The United States made its long-awaited return to the lunar surface after over 50 years. The private spacecraft Odysseus, operated by Texas-based company Intuitive Machines, completed a 73-minute descent and landed near the moon’s south pole on Thursday.

NASA celebrated the accomplishment as a giant leap forward in space exploration. Although there was no immediate confirmation of the lander’s status, the craft reached its planned landing site at crater Malapert A. Later, Intuitive Machines confirmed that Odysseus was upright and transmitting data.

Mission managers are currently working on downlinking the first images from the lunar surface. Thursday’s soft landing had an 80% chance of success, according to the founder of Intuitive Machines, Steve Altemus.

This marks the first time a US-built spacecraft has landed on the moon since NASA’s last crewed visit with the Apollo 17 mission in December 1972. It also stands as the inaugural visit by a commercial vehicle following the recent failure of Peregrine One, another NASA-private company partnership with Astrobotic.

NASA administrator Bill Nelson emphasised the historical significance, noting that the US has returned to the moon for the first time in over half a century, and it’s the first time a commercial American company led the lunar voyage in the history of humanity.

The 14ft hexagonal, six-legged Nova-C lander, affectionately nicknamed Odie, is part of NASA’s Commercial Lunar Payload Services (CLPS) initiative to support the Artemis program. NASA contributed $118m, and Intuitive Machines funded an additional $130m.

The landing site, near the moon’s south pole, is believed to be rich in frozen water, essential for sustaining a permanent lunar base and future human missions to Mars. Despite being a hazardous area with many craters, it was chosen for its potential abundance of frozen water. Scientists believe that tiny glass beads on the moon’s surface may contain “billions of tonnes of water” to be extracted and used in future missions.

NASA Administrator Bill Nelson justified the efforts, stating that finding water is crucial because it can be converted into rocket fuel, envisioning the possibility of a gas station on the moon’s south pole.
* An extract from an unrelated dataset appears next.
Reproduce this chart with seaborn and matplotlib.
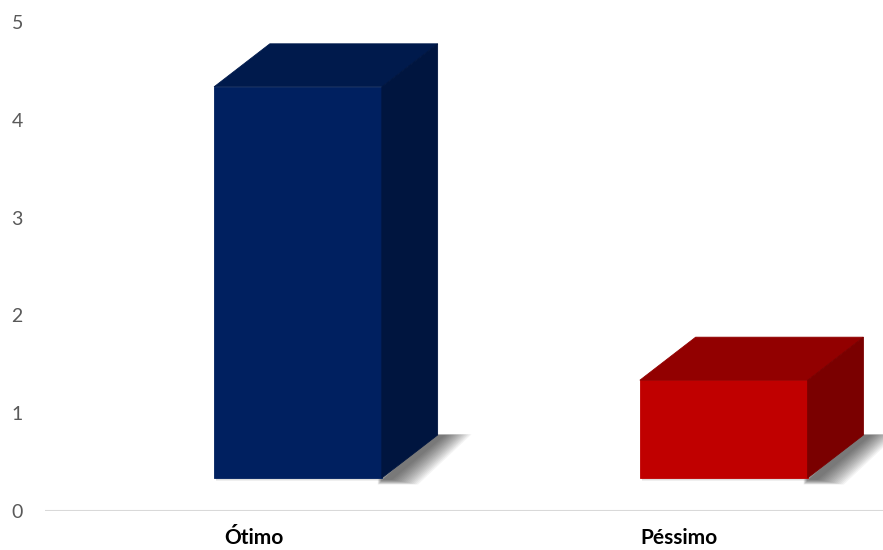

The solar-powered Odysseus lander has a planned operational life of seven days. During this time, NASA aims to analyse how the lunar soil reacts to the impact of the landing. Other scientific instruments on Odysseus will study space weather effects on the lunar surface, and a network of markers for communication and navigation will be deployed.

NASA’s Artemis programme, focused on returning to the moon, is part of a broader vision that includes crewed missions to Mars within the next two decades. The programme aims to keep the US ahead of Russia and China, both planning their human lunar landings.

Other countries, including Russia, China, India, and Japan (with its Smart Lander for Investigating the Moon – Slim), have successfully placed uncrewed spacecraft on the moon. Intuitive Machines has two more launches scheduled for later in the year, involving an ice drill to extract ingredients for rocket fuel and another Nova-C lander containing a small NASA rover and four small robots for surface exploration.